Data extracted from a collection

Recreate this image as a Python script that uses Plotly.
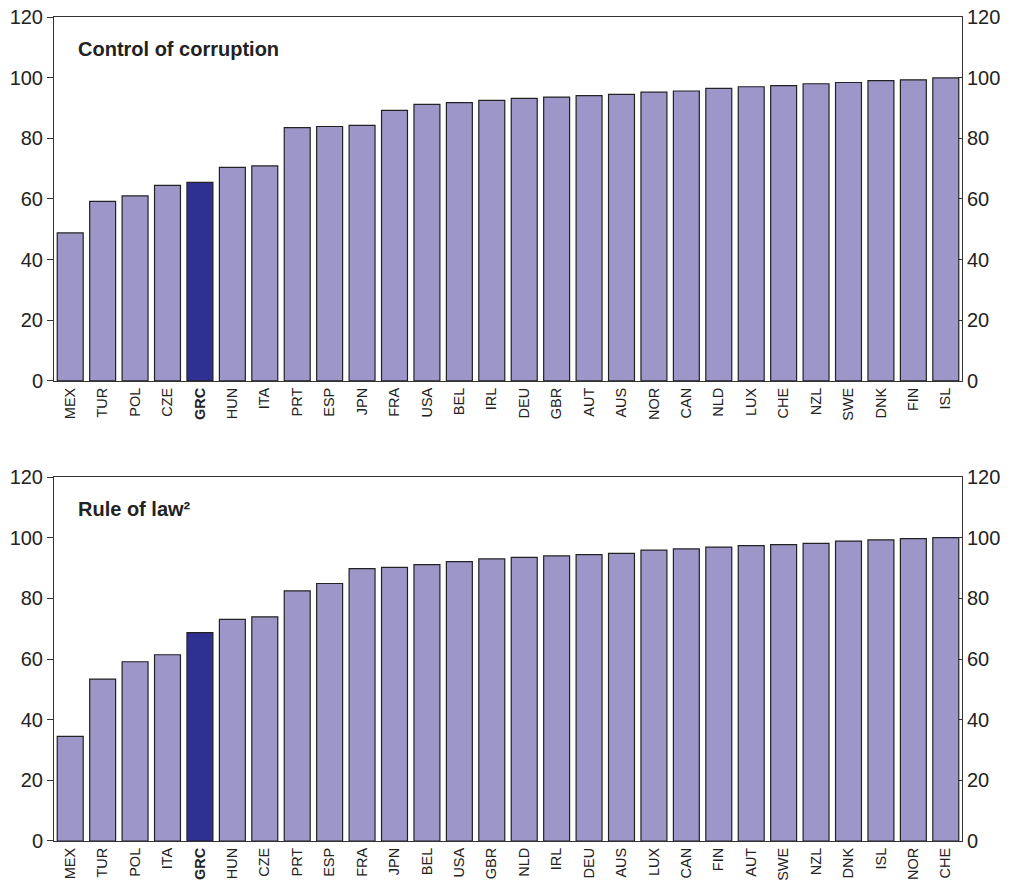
import plotly.graph_objects as go

cc_countries = ["MEX","TUR","POL","CZE","GRC","HUN","ITA","PRT","ESP","JPN","FRA","USA","BEL","IRL",
                "DEU","GBR","AUT","AUS","NOR","CAN","NLD","LUX","CHE","NZL","SWE","DNK","FIN","ISL"]
cc_values = [48.8,59.2,61.0,64.5,65.5,70.4,70.9,83.5,83.9,84.3,89.2,91.2,91.8,92.5,
             93.2,93.6,94.1,94.5,95.2,95.6,96.5,97.0,97.4,98.0,98.4,99.0,99.3,99.9]

rl_countries = ["MEX","TUR","POL","ITA","GRC","HUN","CZE","PRT","ESP","FRA","JPN","BEL","USA","GBR",
                "NLD","IRL","DEU","AUS","LUX","CAN","FIN","AUT","SWE","NZL","DNK","ISL","NOR","CHE"]
rl_values = [34.5,53.4,59.1,61.4,68.7,73.1,73.9,82.5,84.9,89.8,90.2,91.1,92.1,93.0,
             93.5,94.0,94.4,94.8,95.9,96.3,96.9,97.4,97.7,98.1,98.9,99.3,99.7,100.0]

titles = ["Control of corruption", "Rule of law²"]
highlight = "GRC"
y_ticks = [0, 20, 40, 60, 80, 100, 120]

LIGHT = "#9D97C9"
DARK = "#2E3192"
LINE = "#333333"
FONT = "Liberation Sans, Arial, sans-serif"

fig = go.Figure()

H_TOP = 0.5583
H_BOT = 0.4417
domains = [[H_TOP, 1.0], [0.0, H_BOT]]
datasets = [(cc_countries, cc_values), (rl_countries, rl_values)]

for i, (cats, vals) in enumerate(datasets):
    xa = "x" if i == 0 else "x2"
    ya = "y" if i == 0 else "y3"
    colors = [DARK if c == highlight else LIGHT for c in cats]
    fig.add_trace(go.Bar(
        x=cats, y=vals, xaxis=xa, yaxis=ya,
        marker=dict(color=colors, line=dict(color="#222222", width=1.2)),
        showlegend=False, hoverinfo="x+y",
    ))
    ya_r = "y2" if i == 0 else "y4"
    fig.add_trace(go.Bar(x=cats, y=[None]*len(cats), xaxis=xa, yaxis=ya_r,
                         showlegend=False, hoverinfo="skip"))

def xaxis_def(cats, dom_anchor):
    return dict(
        domain=[0, 1], anchor=dom_anchor, automargin=False, ticklabeloverflow="allow",
        type="category", categoryorder="array", categoryarray=cats,
        tickmode="array", tickvals=cats,
        ticktext=[f"<b>{c}</b>" if c == highlight else c for c in cats],
        tickangle=-90, tickfont=dict(family=FONT, size=14.5, color="#222222"),
        showline=True, linecolor=LINE, linewidth=1, mirror=True,
        ticks="", showgrid=False, zeroline=False, fixedrange=True,
    )

def yaxis_left(dom, anchor):
    return dict(
        domain=dom, anchor=anchor, range=[0, 120], tickvals=y_ticks, automargin=False,
        ticklabeloverflow="allow",
        tickfont=dict(family=FONT, size=20, color="#222222"),
        ticks="outside", ticklen=6, tickcolor=LINE,
        showline=True, linecolor=LINE, linewidth=1,
        showgrid=False, zeroline=False, fixedrange=True,
    )

def yaxis_right(overlay, anchor):
    return dict(
        overlaying=overlay, anchor=anchor, side="right", range=[0, 120], tickvals=y_ticks,
        automargin=False, ticklabeloverflow="allow",
        tickfont=dict(family=FONT, size=20, color="#222222"),
        ticks="inside", ticklen=4, tickcolor=LINE,
        showline=True, linecolor=LINE, linewidth=1,
        showgrid=False, zeroline=False, fixedrange=True,
    )

# page body has an 8px default margin; compensate so the plot lands where the reference has it
fig.update_layout(
    width=1007, height=874,
    margin=dict(l=46, r=53, t=9, b=41),
    paper_bgcolor="white", plot_bgcolor="white",
    bargap=0.2,
    font=dict(family=FONT, color="#222222"),
    xaxis=xaxis_def(cc_countries, "y"),
    xaxis2=xaxis_def(rl_countries, "y3"),
    yaxis=yaxis_left(domains[0], "x"),
    yaxis2=yaxis_right("y", "x"),
    yaxis3=yaxis_left(domains[1], "x2"),
    yaxis4=yaxis_right("y3", "x2"),
)

for xr, yr, t in [("x domain", "y domain", titles[0]), ("x2 domain", "y3 domain", titles[1])]:
    fig.add_annotation(text=f"<b>{t}</b>", xref=xr, yref=yr,
                       x=0.024, y=0.912, xanchor="left", yanchor="middle", showarrow=False,
                       font=dict(family=FONT, size=20, color="#222222"))

fig.write_html("out.html")
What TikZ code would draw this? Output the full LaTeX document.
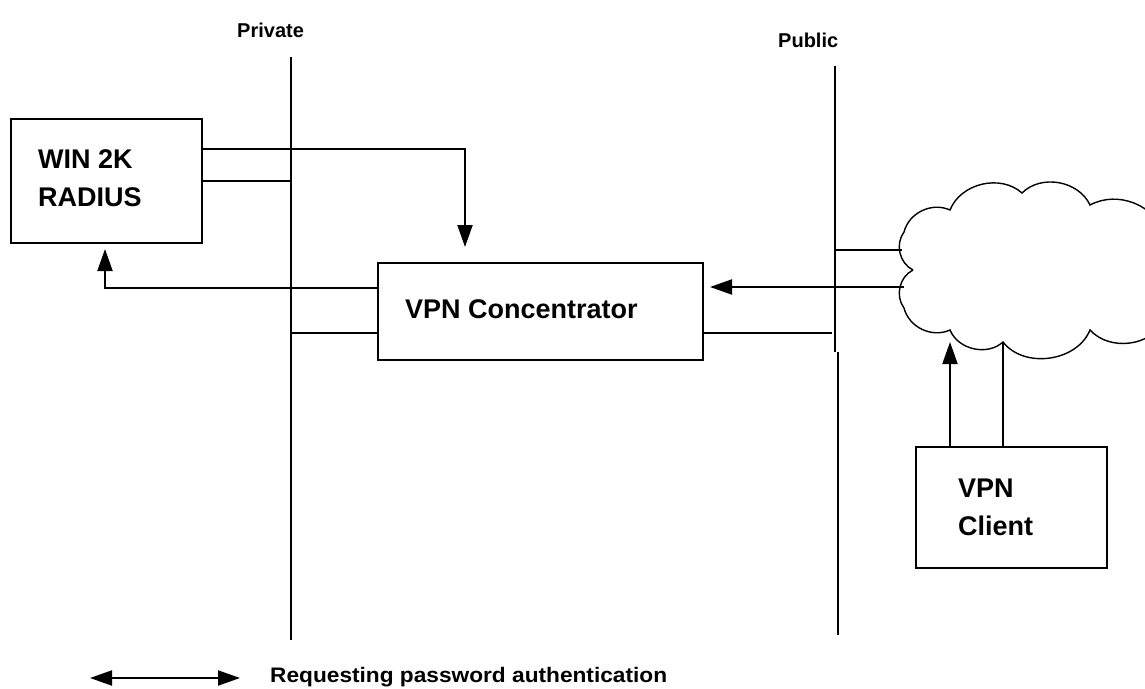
\documentclass[tikz,border=0pt]{standalone}
\usepackage{fontspec}
\setmainfont{Liberation Sans}
\usetikzlibrary{arrows.meta,calc}
\begin{document}
\begin{tikzpicture}[x=1pt,y=-1pt,
  ln/.style={line width=2pt},
  arr/.style={ln,-{Triangle[length=22pt,width=15pt]}},
  darr/.style={ln,{Triangle[length=22pt,width=15pt]}-{Triangle[length=22pt,width=15pt]}},
  boxnode/.style={draw,line width=2pt,inner sep=0pt},
  boxtxt/.style={font=\fontsize{27pt}{30pt}\selectfont\bfseries,inner sep=0pt,anchor=base west},
  lbltxt/.style={font=\fontsize{20pt}{24pt}\selectfont\bfseries,inner sep=0pt,anchor=base west},
  cloudline/.style={line width=1.4pt}
]
\useasboundingbox (0,0) rectangle (1145,688);

% boxes
\node[boxnode,minimum width=191pt,minimum height=124pt] (rad) at (106.5,181) {};
\node[boxtxt] (radt1) at (38,168) {WIN 2K};
\node[boxtxt] (radt2) at (38,206) {RADIUS};

\node[boxnode,minimum width=325pt,minimum height=97pt] (conc) at (540.5,311.5) {};
\node[boxtxt] (conct) at (405,318) {VPN Concentrator};

\node[boxnode,minimum width=191pt,minimum height=121pt] (client) at (1011.5,507.5) {};
\node[boxtxt] (clientt1) at (958,497) {VPN};
\node[boxtxt] (clientt2) at (958,535) {Client};

% labels
\node[lbltxt] (priv) at (237,37) {Private};
\node[lbltxt] (pub) at (778,47) {Public};

% network lines
\coordinate (privtop) at (291,57);
\coordinate (privbot) at (291,640);
\draw[ln] (privtop) -- (privbot);
\coordinate (pubtop) at (835,66);
\coordinate (pubmid) at (835,352);
\coordinate (pubmid2) at (838,352);
\coordinate (pubbot) at (838,635);
\draw[ln] (pubtop) -- (pubmid);
\draw[ln] (pubmid2) -- (pubbot);

% cloud
\coordinate (cA) at (913,270);
\coordinate (cB) at (904,232);
\coordinate (cC) at (950,210);
\coordinate (cD) at (1022,193);
\coordinate (cE) at (1090,205);
\coordinate (cF) at (1165,235);
\coordinate (cG) at (1165,320);
\coordinate (cH) at (1090,330);
\coordinate (cI) at (1003,342);
\coordinate (cJ) at (950,330);
\coordinate (cK) at (904,308);
\begin{scope}
\clip (0,0) rectangle (1145,688);
\draw[cloudline] (cA) to[bend left=50] (cB) to[bend left=50] (cC) to[bend left=55] (cD)
  to[bend left=55] (cE) to[bend left=50] (cF) to[bend left=50] (cG)
  to[bend left=55] (cH) to[bend left=60] (cI) to[bend left=55] (cJ)
  to[bend left=50] (cK) to[bend left=50] (cA);
\end{scope}
\coordinate (cloudL1) at (902,250);
\coordinate (cloudL2) at (904,287);
\coordinate (cloudTip) at (950,342);

% connectors
\draw[arr,shorten >=15pt] ([yshift=32pt]rad.east) -| (conc.north -| 465,0);
\draw[ln] (rad.east) -- (rad.east -| privtop);
\draw[arr,shorten >=5pt] ([yshift=23.5pt]conc.west) -| ([xshift=-1.5pt]rad.south);
\draw[ln] ([yshift=-21.5pt]conc.west) -- ([yshift=-21.5pt]conc.west -| privtop);
\draw[ln] ([yshift=-21.5pt]conc.east) -- ([yshift=-21.5pt,xshift=-3pt]conc.east -| pubtop);
\draw[arr,shorten >=6pt] (cloudL2) -- (cloudL2 -| conc.east);
\draw[ln] (cloudL1 -| pubtop) -- (cloudL1);
\draw[arr] ([xshift=-61.5pt]client.north) -- (cloudTip);
\draw[ln] ([xshift=-8.5pt]client.north) -- (cI);

% legend
\coordinate (lg1) at (90,678);
\coordinate (lg2) at (240,678);
\draw[darr] (lg1) -- (lg2);
\node[lbltxt,font=\fontsize{21pt}{24pt}\selectfont\bfseries] (legt) at (270,682) {\scalebox{1.08}[1]{Requesting password authentication}};
\end{tikzpicture}
\end{document}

:: TASK INSTRUCTIONS ::
Restate the material word for word from its first line through the line containing "import plotly.graph_objects as go", both included; the pictures do not belong in it.

:: OUTPUT ::
Recreate this image as a Python script that uses Plotly.
import plotly.graph_objects as go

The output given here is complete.